§ **Set exercise**
Print them exactly: the lines from the beginning of the entries below through the line that contains "const sans = 'Liberation Sans';", and only those, with the pictures left out.

§ **Task input**

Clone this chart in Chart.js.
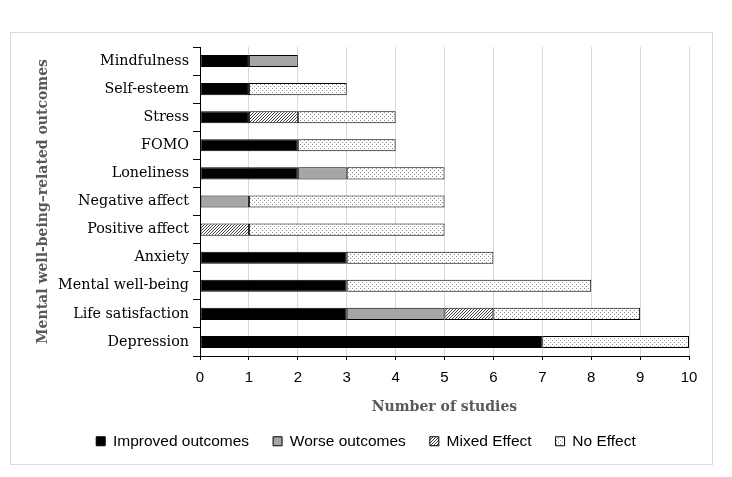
<!DOCTYPE html>
<html>
<head>
<meta charset="utf-8">
<script src="https://cdn.jsdelivr.net/npm/chart.js@4"></script>
<style>
  html, body { margin: 0; padding: 0; background: #fff; }
  canvas { display: block; }
</style>
</head>
<body>
<canvas id="studyChart" width="732" height="477"></canvas>
<script>
const outcomes = ['Mindfulness', 'Self-esteem', 'Stress', 'FOMO', 'Loneliness', 'Negative affect',
  'Positive affect', 'Anxiety', 'Mental well-being', 'Life satisfaction', 'Depression'];

const improved = [1, 1, 1, 2, 2, 0, 0, 3, 3, 3, 7];
const worse    = [1, 0, 0, 0, 1, 1, 0, 0, 0, 2, 0];
const mixed    = [0, 0, 1, 0, 0, 0, 1, 0, 0, 1, 0];
const noEffect = [0, 2, 2, 2, 2, 4, 4, 3, 5, 3, 3];

const xTicks = [0, 1, 2, 3, 4, 5, 6, 7, 8, 9, 10];

// little tiles for the hatched / dotted fills
function hatchPattern() {
  const c = document.createElement('canvas');
  c.width = 3; c.height = 3;
  const g = c.getContext('2d');
  g.fillStyle = '#fff';
  g.fillRect(0, 0, 3, 3);
  g.fillStyle = '#404040';
  g.fillRect(2, 0, 1, 1);
  g.fillRect(1, 1, 1, 1);
  g.fillRect(0, 2, 1, 1);
  return g.createPattern(c, 'repeat');
}

function dotPattern() {
  const c = document.createElement('canvas');
  c.width = 4; c.height = 4;
  const g = c.getContext('2d');
  g.fillStyle = '#fff';
  g.fillRect(0, 0, 4, 4);
  g.fillStyle = '#8c8c8c';
  g.fillRect(0, 0, 1, 1);
  g.fillRect(2, 2, 1, 1);
  return g.createPattern(c, 'repeat');
}

const frame = {
  id: 'frame',
  beforeDraw(chart) {
    const ctx = chart.ctx;
    ctx.save();
    ctx.fillStyle = '#fff';
    ctx.fillRect(0, 0, chart.width, chart.height);
    ctx.strokeStyle = '#d9d9d9';
    ctx.lineWidth = 1;
    ctx.strokeRect(10.5, 32.5, 702, 432);
    ctx.restore();
  }
};

const barStyle = { borderColor: '#000', borderWidth: 1, borderSkipped: false, barPercentage: 0.43, categoryPercentage: 1 };
const serif = 'DejaVu Serif';
const sans = 'Liberation Sans';

new Chart(document.getElementById('studyChart'), {
  type: 'bar',
  data: {
    labels: outcomes,
    datasets: [
      { label: 'Improved outcomes', data: improved, backgroundColor: '#000', ...barStyle },
      { label: 'Worse outcomes', data: worse, backgroundColor: '#a6a6a6', ...barStyle },
      { label: 'Mixed Effect', data: mixed, backgroundColor: hatchPattern(), ...barStyle },
      { label: 'No Effect', data: noEffect, backgroundColor: dotPattern(), ...barStyle }
    ]
  },
  options: {
    indexAxis: 'y',
    responsive: false,
    animation: false,
    layout: { padding: { top: 47, right: 43, bottom: 18, left: 43 } },
    plugins: {
      tooltip: { enabled: false },
      legend: {
        position: 'bottom',
        labels: {
          boxWidth: 9,
          boxHeight: 9,
          padding: 24,
          color: '#000',
          font: { family: sans, size: 15.5 }
        }
      }
    },
    scales: {
      x: {
        stacked: true,
        min: 0,
        max: 10,
        afterBuildTicks: s => { s.ticks = xTicks.map(v => ({ value: v })); },
        ticks: { color: '#000', padding: 9, font: { family: sans, size: 15 } },
        grid: { color: '#d9d9d9', tickColor: '#000', tickLength: 4, lineWidth: 1 },
        border: { color: '#000', width: 1 },
        title: {
          display: true,
          text: 'Number of studies',
          color: '#595959',
          font: { family: serif, size: 14, weight: 'bold' },
          padding: { top: 4, bottom: -6 }
        },
        afterFit: s => { s.height = 53.5; }
      },
      y: {
        stacked: true,
        ticks: { color: '#000', padding: 4, font: { family: serif, size: 14.3 } },
        grid: { drawOnChartArea: false, offset: true, tickColor: '#000', tickLength: 7 },
        border: { color: '#000', width: 1 },
        title: {
          display: true,
          text: 'Mental well-being–related outcomes',
          color: '#595959',
          font: { family: serif, size: 14, weight: 'bold' },
          padding: { top: -8.4, bottom: 0 }
        },
        afterFit: s => { s.width = 157; }
      }
    }
  },
  plugins: [frame]
});
</script>
</body>
</html>
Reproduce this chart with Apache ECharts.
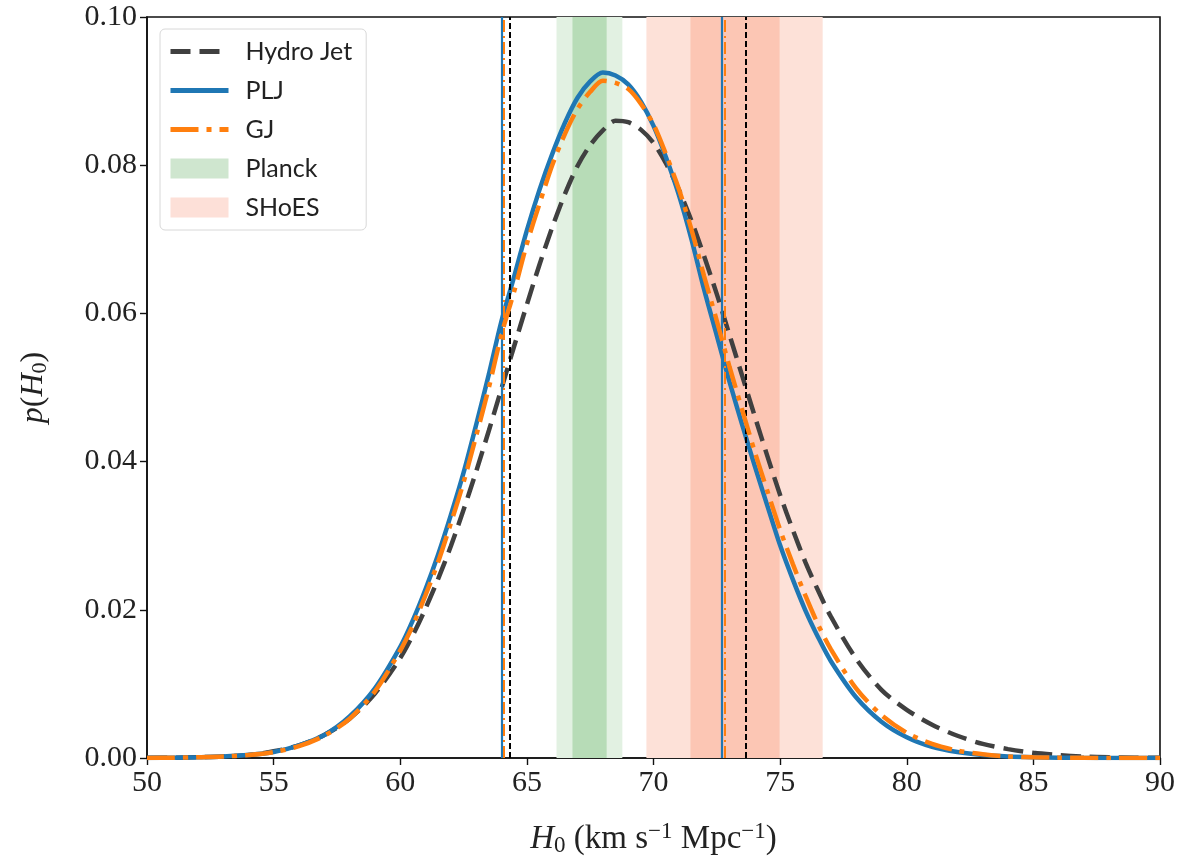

§ **Result for this exercise**
Clone this chart in Chart.js.
<!DOCTYPE html>
<html>
<head>
<meta charset="utf-8">
<script src="https://cdn.jsdelivr.net/npm/chart.js@4"></script>
<style>
  html, body { margin: 0; padding: 0; background: #fff; }
  canvas { display: block; }
</style>
</head>
<body>
<canvas id="studyChart" width="732" height="477"></canvas>
<script>
const outcomes = ['Mindfulness', 'Self-esteem', 'Stress', 'FOMO', 'Loneliness', 'Negative affect',
  'Positive affect', 'Anxiety', 'Mental well-being', 'Life satisfaction', 'Depression'];

const improved = [1, 1, 1, 2, 2, 0, 0, 3, 3, 3, 7];
const worse    = [1, 0, 0, 0, 1, 1, 0, 0, 0, 2, 0];
const mixed    = [0, 0, 1, 0, 0, 0, 1, 0, 0, 1, 0];
const noEffect = [0, 2, 2, 2, 2, 4, 4, 3, 5, 3, 3];

const xTicks = [0, 1, 2, 3, 4, 5, 6, 7, 8, 9, 10];

// little tiles for the hatched / dotted fills
function hatchPattern() {
  const c = document.createElement('canvas');
  c.width = 3; c.height = 3;
  const g = c.getContext('2d');
  g.fillStyle = '#fff';
  g.fillRect(0, 0, 3, 3);
  g.fillStyle = '#404040';
  g.fillRect(2, 0, 1, 1);
  g.fillRect(1, 1, 1, 1);
  g.fillRect(0, 2, 1, 1);
  return g.createPattern(c, 'repeat');
}

function dotPattern() {
  const c = document.createElement('canvas');
  c.width = 4; c.height = 4;
  const g = c.getContext('2d');
  g.fillStyle = '#fff';
  g.fillRect(0, 0, 4, 4);
  g.fillStyle = '#8c8c8c';
  g.fillRect(0, 0, 1, 1);
  g.fillRect(2, 2, 1, 1);
  return g.createPattern(c, 'repeat');
}

const frame = {
  id: 'frame',
  beforeDraw(chart) {
    const ctx = chart.ctx;
    ctx.save();
    ctx.fillStyle = '#fff';
    ctx.fillRect(0, 0, chart.width, chart.height);
    ctx.strokeStyle = '#d9d9d9';
    ctx.lineWidth = 1;
    ctx.strokeRect(10.5, 32.5, 702, 432);
    ctx.restore();
  }
};

const barStyle = { borderColor: '#000', borderWidth: 1, borderSkipped: false, barPercentage: 0.43, categoryPercentage: 1 };
const serif = 'DejaVu Serif';
const sans = 'Liberation Sans';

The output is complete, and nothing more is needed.